Steeds meer gezinnen kloppen aan bij de Dienst voor Alimentatievorderingen om voorschotten op alimentatiegeld te ontvangen. Ook de inning van achterstallig alimentatiegeld bij de onderhoudsplichtigen is verbeterd. Dat blijkt uit het antwoord van minister van Financiën Van Peteghem op een schriftelijke vraag van CD&V-Kamerlid Nahima Lanjri. Lanjri : “De initiatieven om DAVO breder kenbaar te maken, werpen duidelijk hun vruchten af. Steeds meer gezinnen vinden hun weg naar DAVO en doen er ook beroep op. En dat is van groot belang om het risico te beperken dat kwetsbaren, zoals eenoudergezinnen, in armoede terecht komen.”
Lanjri: “Wanneer koppels met kinderen uit elkaar gaan, is dit niet alleen emotioneel zwaar, maar het brengt vaak ook financiële dompers met zich mee. Dit is zeker het geval indien de ex-partner weigert om de alimentatie te betalen. Eenoudergezinnen lopen bovendien dubbel zoveel risico op armoede of sociale uitsluiting dan twee ouders met één of meerdere kinderen (30,1% tegenover 14,2%). Een maand zonder alimentatie kan hen al in financiële moeilijkheden brengen om voor hun gezin te zorgen. Daarom werd DAVO in het leven geroepen om kwetsbare gezinnen te voorzien van voorschotten op de alimentatie waarop ze recht hebben.
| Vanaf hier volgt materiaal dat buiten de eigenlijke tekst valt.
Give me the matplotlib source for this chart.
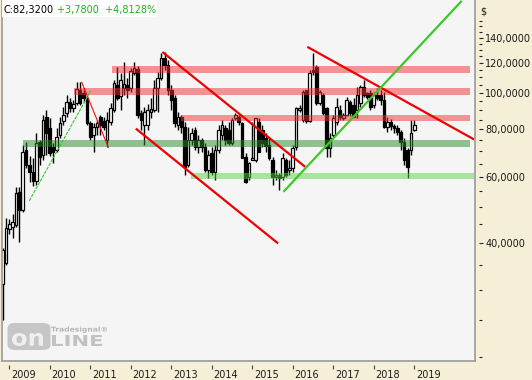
import numpy as np
import matplotlib
matplotlib.use("Agg")
import matplotlib.pyplot as plt
from matplotlib.patches import Rectangle, FancyBboxPatch, PathPatch
from matplotlib.ticker import FixedLocator, FuncFormatter, NullFormatter
from matplotlib.textpath import TextPath
from matplotlib.font_manager import FontProperties
import matplotlib.transforms as mtransforms

# ---------------- data (monthly candles, starting Nov 2008) ----------------
start_year, start_month = 2008, 11
opens = [31.2, 35.4, 43.6, 44.2, 44.7, 54.7, 49.0, 70.6, 64.4, 61.8,
         58.4, 74.1, 68.5, 86.4, 80.7, 71.9, 70.6, 77.3, 84.2, 88.5,
         94.6, 91.2, 94.0, 101.8, 99.9, 96.9, 83.2, 77.3, 81.2, 86.4,
         84.2, 75.0, 83.7, 90.1, 104.9, 98.1, 103.0, 104.9, 103.0, 112.9,
         115.7, 88.5, 82.2, 82.2, 89.0, 90.1, 103.0, 109.5, 123.7, 118.5,
         101.8, 96.9, 82.2, 86.4, 81.2, 64.4, 75.0, 79.7, 71.9, 75.0,
         71.9, 62.5, 69.3, 61.8, 70.6, 77.3, 80.7, 79.7, 73.7, 85.8,
         86.4, 83.2, 67.7, 59.9, 66.4, 66.4, 83.7, 79.7, 75.9, 72.8,
         66.4, 59.9, 60.6, 59.9, 66.4, 62.5, 63.2, 71.9, 90.1, 84.8,
         101.8, 84.2, 115.0, 117.1, 94.0, 98.7, 91.2, 71.5, 77.3, 83.7,
         90.1, 85.8, 87.4, 94.6, 92.9, 90.1, 94.0, 103.6, 99.9, 99.9,
         92.9, 98.7, 98.7, 95.7, 81.2, 83.7, 81.7, 80.7, 78.7, 74.1,
         70.6, 70.6, 79.7]
closes = [38.4, 43.9, 45.0, 45.5, 54.3, 49.0, 69.8, 64.4, 61.8, 58.4,
          73.7, 67.7, 84.8, 78.3, 69.3, 69.8, 76.3, 83.2, 87.4, 94.6,
          91.2, 93.4, 102.4, 94.0, 96.9, 83.2, 76.3, 81.2, 83.2, 82.2,
          81.2, 84.8, 91.2, 106.2, 96.9, 108.2, 105.5, 101.8, 114.3, 116.4,
          87.4, 84.8, 89.0, 90.1, 90.7, 103.0, 109.5, 123.7, 118.5, 101.8,
          95.7, 83.2, 86.4, 81.2, 63.6, 75.0, 78.3, 71.9, 75.0, 71.9,
          62.5, 68.5, 61.8, 70.6, 79.7, 82.2, 75.0, 73.7, 84.8, 87.4,
          83.7, 67.3, 58.1, 65.2, 67.3, 85.8, 69.8, 73.7, 72.4, 67.3,
          59.9, 60.6, 59.5, 67.3, 60.6, 63.2, 71.5, 91.2, 91.2, 100.6,
          84.2, 112.9, 113.6, 94.0, 100.6, 88.5, 71.5, 75.9, 85.8, 91.8,
          86.4, 87.4, 95.7, 88.5, 86.4, 98.7, 103.6, 98.7, 97.5, 91.8,
          98.7, 96.9, 95.7, 81.2, 83.7, 81.7, 80.7, 78.7, 74.1, 66.4,
          63.6, 78.54, 82.32]
highs = [38.8, 46.7, 46.4, 47.8, 56.3, 56.3, 72.8, 74.1, 68.1, 67.3,
         78.3, 75.0, 87.4, 90.1, 85.8, 73.7, 80.7, 86.4, 91.8, 98.7,
         96.9, 95.7, 106.8, 106.8, 103.0, 98.1, 84.2, 83.2, 84.8, 87.4,
         86.4, 89.0, 94.0, 108.2, 117.1, 112.9, 120.7, 109.5, 116.4, 120.7,
         117.8, 90.1, 91.8, 93.4, 96.9, 108.2, 113.6, 127.5, 128.3, 122.2,
         104.9, 98.7, 89.0, 87.4, 83.7, 81.2, 80.7, 81.2, 77.3, 75.9,
         73.7, 70.6, 71.9, 72.8, 82.2, 84.8, 82.2, 83.7, 85.8, 88.5,
         87.4, 83.7, 69.3, 65.6, 83.7, 85.8, 85.8, 82.2, 78.3, 76.3,
         67.7, 62.5, 61.4, 69.3, 67.3, 66.4, 72.8, 91.8, 92.9, 101.8,
         101.8, 115.0, 127.5, 118.5, 101.8, 99.9, 91.8, 78.3, 87.4, 96.9,
         92.9, 88.5, 97.5, 95.7, 96.9, 103.6, 104.9, 108.2, 100.6, 101.8,
         100.6, 103.0, 101.8, 100.6, 86.4, 85.3, 82.7, 82.2, 79.7, 75.9,
         71.5, 84.8, 84.8]
lows = [25.0, 35.0, 42.3, 41.3, 44.2, 40.3, 48.4, 63.2, 58.1, 56.7,
        57.0, 64.4, 66.4, 68.5, 68.1, 65.2, 69.8, 75.9, 82.2, 86.4,
        89.0, 89.0, 92.9, 92.9, 94.6, 82.2, 75.0, 69.8, 77.3, 77.3,
        79.7, 71.9, 82.2, 89.0, 95.7, 90.1, 98.7, 96.9, 100.6, 111.5,
        85.8, 79.7, 72.8, 79.7, 85.8, 89.0, 89.0, 108.2, 115.0, 98.7,
        90.1, 81.2, 79.7, 78.3, 60.6, 63.6, 72.8, 70.6, 69.3, 69.8,
        61.8, 59.5, 60.6, 58.8, 69.3, 75.0, 72.8, 72.8, 72.8, 84.8,
        82.2, 67.3, 57.7, 58.8, 66.4, 65.6, 69.8, 71.9, 69.8, 66.4,
        57.0, 58.8, 55.3, 58.8, 59.9, 60.6, 61.8, 70.6, 89.0, 83.7,
        83.2, 83.7, 111.5, 92.9, 92.9, 87.4, 67.7, 67.7, 76.3, 82.2,
        84.8, 84.8, 86.9, 86.9, 86.4, 85.8, 91.8, 97.5, 96.3, 90.1,
        91.2, 95.7, 92.9, 80.7, 78.7, 79.7, 78.3, 77.3, 70.6, 64.4,
        59.5, 68.5, 79.2]

year_ticks = list(range(2009, 2020))
y_major = [40, 60, 80, 100, 120, 140]

# horizontal zones: (low, high, x_start, x_end)
red_zones = [(112.9, 117.5, 2011.54, 2020.375),
             (98.7, 102.8, 2010.60, 2020.375),
             (84.3, 87.4, 2013.24, 2020.375)]
green_dark_zone = (72.1, 75.0, 2009.34, 2020.375)
green_light_zone = (59.2, 61.3, 2013.49, 2020.47)

# trend lines: (x0, p0, x1, p1)
thin_red = (2010.788, 106.7, 2011.444, 71.8)
thin_green = (2009.494, 51.8, 2011.010, 101.2)
thick_red = [(2012.802, 127.8, 2016.284, 64.0),
             (2012.146, 80.1, 2015.617, 40.1),
             (2016.383, 132.0, 2020.457, 75.5)]
thick_green = (2015.79, 55.0, 2020.153, 174.4)

header_close = "C:82,3200"
header_change = "+3,7800  +4,8128%"

# ---------------- figure ----------------
W, H = 532, 380
fig = plt.figure(figsize=(W / 100, H / 100), dpi=100, facecolor="#F6EFD8")
ax = fig.add_axes([2 / W, (H - 360.5) / H, 473 / W, 360.5 / H])
ax.set_facecolor("#F5F5F5")
ax.set_yscale("log")
ax.set_xlim(2008.82, 2020.50)
ax.set_ylim(19.56, 176.2)

for s in ax.spines.values():
    s.set_visible(False)
# border lines
for xs_, ys_ in [([0, 0], [0, 1]), ([1, 1], [0, 1]), ([0, 1], [0, 0])]:
    ax.plot(xs_, ys_, transform=ax.transAxes, color="#9A9A9A", lw=1.2,
            clip_on=False, zorder=10)

ax.spines["right"].set_position(("outward", 3))
ax.spines["bottom"].set_position(("outward", 3))

# candles
o = np.array(opens); c = np.array(closes); h = np.array(highs); l = np.array(lows)
n = len(o)
xs = start_year + (np.arange(n) + start_month - 1) / 12.0
up = c >= o
ax.vlines(xs, l, h, color="black", lw=1.0, zorder=2)
bw = 0.066
ax.bar(xs[up], (c - o)[up], bottom=o[up], width=bw, facecolor="white",
       edgecolor="black", lw=0.9, zorder=3)
ax.bar(xs[~up], (o - c)[~up], bottom=c[~up], width=bw, facecolor="black",
       edgecolor="black", lw=0.9, zorder=3)

# zones
for lo, hi, x0, x1 in red_zones:
    ax.fill_between([x0, x1], lo, hi, color="#F03030", alpha=0.5, lw=0, zorder=4)
lo, hi, x0, x1 = green_dark_zone
ax.fill_between([x0, x1], lo, hi, color="#2A8C2A", alpha=0.5, lw=0, zorder=4)
lo, hi, x0, x1 = green_light_zone
ax.fill_between([x0, x1], lo, hi, color="#5AD74B", alpha=0.5, lw=0, zorder=4)

# trend lines
x0, p0, x1, p1 = thin_red
ax.plot([x0, x1], [p0, p1], color="#F01010", lw=0.8, zorder=5)
x0, p0, x1, p1 = thin_green
ax.plot([x0, x1], [p0, p1], color="#30C830", lw=0.8, ls=(0, (3, 1)), zorder=5)
for x0, p0, x1, p1 in thick_red:
    ax.plot([x0, x1], [p0, p1], color="#F00000", lw=1.6, zorder=5)
x0, p0, x1, p1 = thick_green
ax.plot([x0, x1], [p0, p1], color="#3CC828", lw=1.6, zorder=5)

# y axis (right)
ax.yaxis.tick_right()
ax.yaxis.set_major_locator(FixedLocator(y_major))
ax.yaxis.set_major_formatter(FuncFormatter(lambda v, p: f"{v:.4f}".replace(".", ",")))
minor = [v for v in range(20, 160, 5) if v not in y_major]
ax.yaxis.set_minor_locator(FixedLocator(minor))
ax.yaxis.set_minor_formatter(NullFormatter())
ax.tick_params(axis="y", which="major", length=3, width=0.8, color="#222222",
               pad=1.5, labelsize=7, labelcolor="#1A1A1A")
ax.tick_params(axis="y", which="minor", length=2.5, width=0.8, color="#222222")

# x axis
ax.set_xticks(year_ticks)
ax.set_xticklabels([str(y) for y in year_ticks])
ax.xaxis.set_minor_locator(FixedLocator([]))
ax.tick_params(axis="x", which="major", length=3, width=0.8, color="#444444",
               pad=0.5, labelsize=7, labelcolor="#1A1A1A")
offset = mtransforms.ScaledTranslation(1.5 / 100, 0, fig.dpi_scale_trans)
for lab in ax.get_xticklabels():
    lab.set_horizontalalignment("left")
    lab.set_transform(lab.get_transform() + offset)

# "$" label
fig.text(480 / W, 1 - 11 / H, "$", fontsize=7, color="#1A1A1A", va="center", ha="left")

# header
fig.patches.append(Rectangle((2 / W, 1 - 17 / H), 155 / W, 17 / H,
                             transform=fig.transFigure, facecolor="white",
                             edgecolor="none", zorder=20))
fig.text(3 / W, 1 - 10.5 / H, header_close, fontsize=7, color="black",
         va="center", ha="left", zorder=21)
fig.text(57 / W, 1 - 10.5 / H, header_change, fontsize=7, color="#1EAF1E",
         va="center", ha="left", zorder=21)

# watermark (logo), text stretched to fit pixel boxes
fig.patches.append(FancyBboxPatch((7.5 / W, 1 - 350 / H), 43 / W, 27 / H,
                                  boxstyle="round,pad=0,rounding_size=0.014",
                                  transform=fig.transFigure, facecolor="#C6C6C6",
                                  edgecolor="none", zorder=1.5))
bold = FontProperties(family="DejaVu Sans", weight="bold")


def stretched_text(s, x0, y_top, w, h, color):
    tp = TextPath((0, 0), s, size=10, prop=bold)
    ext = tp.get_extents()
    sx = w / ext.width
    sy = h / ext.height
    tr = (mtransforms.Affine2D()
          .translate(-ext.x0, -ext.y0)
          .scale(sx / 100.0, sy / 100.0)
          .translate(x0 / 100.0, (H - y_top - h) / 100.0)
          + fig.dpi_scale_trans)
    fig.patches.append(PathPatch(tp, transform=tr, facecolor=color,
                                 edgecolor="none", zorder=21))


stretched_text("on", 12, 333, 31, 13, "#EFEFEF")
stretched_text("LINE", 52, 335, 50, 11, "#C2C2C2")
stretched_text("Tradesignal\u00ae", 51, 326.5, 56, 6.5, "#B5B5B5")

fig.savefig("out.png", dpi=100, facecolor=fig.get_facecolor())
DAVO vordert die voorschotten nadien terug bij diegene die de alimentatie moet betalen.”
DAVO (Dienst voor Alimentatievorderingen) werd in 2003 opgericht en maakt deel uit van de FOD Financiën. Deze dienst betaalt voorschotten op alimentatierecht uit aan wie daartoe recht heeft, in het kader van armoedebestrijding. Daarnaast helpt DAVO bij de uitvoering van gerechtelijke vonnissen door zelf het achterstallige alimentatiegeld in te vorderen.
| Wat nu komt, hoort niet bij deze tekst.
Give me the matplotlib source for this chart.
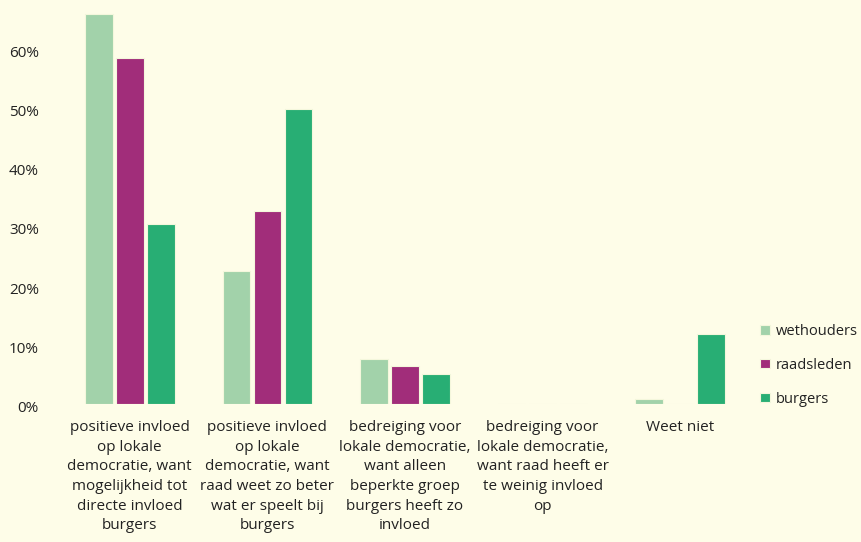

Steeds meer gezinnen vinden nu die weg naar DAVO, waardoor meer kwetsbare kinderen geholpen kunnen worden. De voorbije vijf jaar steeg het aantal gezinnen die bij DAVO kwamen aankloppen met maar liefst 32,3%. In 2021 ging het om zo’n 14.691 gezinnen die een voorschot op de alimentatie ontvingen voor in totaal 26.807 kinderen. Deze stijging is het gevolg van een verbeterde kenbaarheid van DAVO, en dit dankzij de media en de verplichte vermelding bij gerechtelijke beslissingen. Wie recht heeft op alimentatie, wordt zo aangemoedigd beroep te doen op DAVO om achterstallige betalingen te vorderen.
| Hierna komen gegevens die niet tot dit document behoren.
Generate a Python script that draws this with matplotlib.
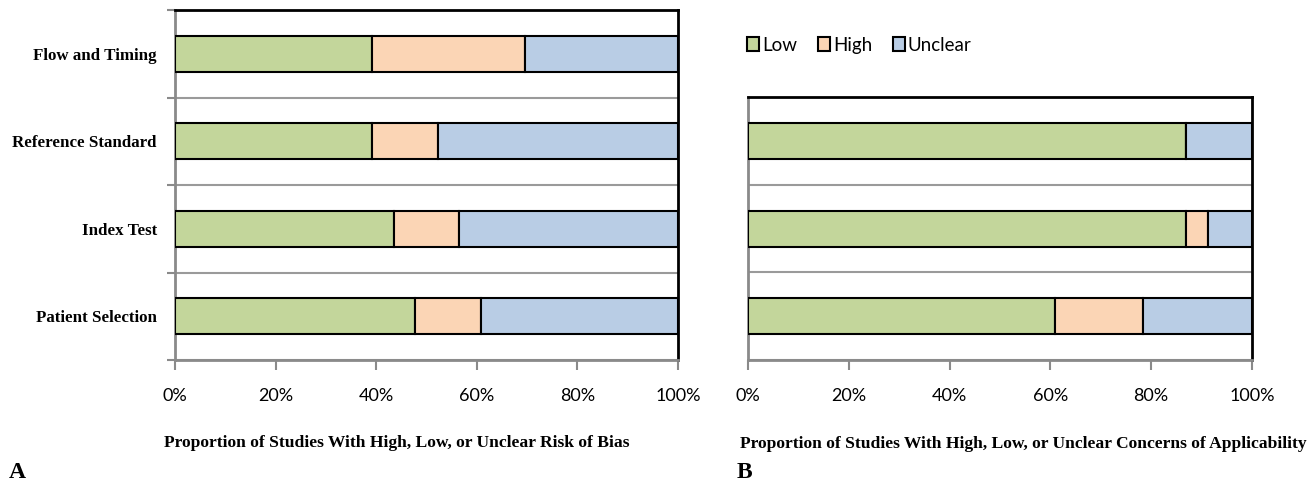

Ook de inning van achterstallige alimentatie is sterk verbeterd. De FOD Financiën volgt wanbetalers beter op en slaagt er ook beter in om de bedragen te vorderen. Dat komt door een efficiënter en geautomatiseerd beheer van de dossiers. Lanjri: “Wie in gebreke blijft en de onderhoudsplicht verwaarloost, komt hier niet langer (gratis) mee weg. Ook dit is een positieve evolutie. In 2016 bedroeg het recuperatiepercentage amper 34%, in 2021 is dit ruim verdubbeld tot 70%. In 2021 werd er in totaal zo’n 42,7 miljoen euro aan betaalde voorschotten voor alimentatie teruggevorderd. Dat is goed, maar er blijft nog ruimte voor verbetering."
Ook is er een betere inning van voorschotten van mensen die onterecht een bedrag hebben ontvangen. Op initiatief van CD&V werd in het verleden (2014) een wetswijziging aangenomen waardoor DAVO de onterecht uitbetaalde voorschotten kan terugvorderen. Van de 61,3 miljoen euro aan voorschotten die DAVO in 2021 uitkeerde, werd 1,4% onterecht uitbetaald. Lanjri: “Ook al gaat het gelukkig niet om veel gevallen, elk geval van onterecht betaalde uitkering van alimentatie is er een teveel en ondermijnt de draagkracht van de werking van DAVO. De aanpak ervan is dus een kwestie van goed bestuur.”